The company’s board of directors said Gregg C. Sengstack has been appointed as his successor, and Trumbull will remain non-executive chairman of Franklin Electric. Trumbull joined the Franklin Electric board in 1998 and has held the top posts since 2002.
During his tenure, the company said it has transformed itself from being a submersible motor supplier for pump manufacturers to a pumping systems supplier for distributors. The company’s market capitalization has increased from around $520 million to about $1.9 billion.
Sengstack, 55, joined Franklin Electric in 1988 and has been president and chief operating officer since 2011.
Also on Wednesday, Franklin Electric released an earnings report showing fourth-quarter 2013 net income of $13.3 million, or 27 cents for fully diluted earnings per share, compared with $13.1 million, or 27 cents per share, in the same quarter 2012.
For the year, net income was $82 million, or $1.68 for fully diluted earnings per share, compared with $82.9 million, or $1.73 per share.
Fed minutes point to stimulus reductions
Federal Reserve officials agreed at their January meeting that further gradual reductions in their stimulus would be appropriate as long as the economy keeps improving.
According to the minutes of the meeting released Wednesday, officials weighed the need to stress to investors that the Fed’s key short-term interest rate would remain near zero. But officials couldn’t agree on how to modify their commitment to keep the rate there well after the unemployment rate falls below 6.5 percent. The rate is now 6.6 percent.
Several participants argued that unless the Fed’s economic outlook changed, it should continue to reduce its bond purchases by $10 billion at each meeting this year.
Housing construction down 16 percent
U.S. home construction fell in January for a second month, but the weakness in December and January reflected severe winter weather in many parts of the country. The expectation is that housing will deliver another year of solid gains, helped by an improving economy.
Builders started work at a seasonally adjusted annual rate of 880,000, down 16 percent from December, the Commerce Department reported Wednesday. In December, construction had fallen 4.8 percent. The declines in both months were blamed largely on the weather.
Applications for building permits fell in January for a third month, dropping 5.4 percent to 937,000.
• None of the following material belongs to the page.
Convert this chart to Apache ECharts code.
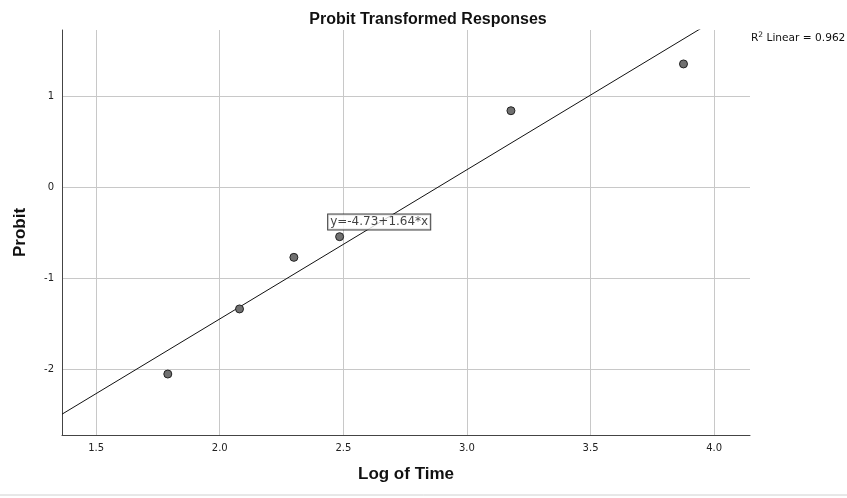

Price of making goods rises 0.2 percent
The cost of producing goods and services in the United States rose slightly in January, with higher food prices partly offset by cheaper gas. Overall, inflation remains mild.
The Labor Department said Wednesday that the producer price index, which tracks prices before they reach consumers, rose 0.2 percent in January. That followed a 0.1 percent increase in December and a flat reading in November.
In the past year, producer prices have risen just 1.2 percent. Excluding the cost of food, energy and markups by wholesalers and retailers, so-called core prices ticked up just 0.1 percent.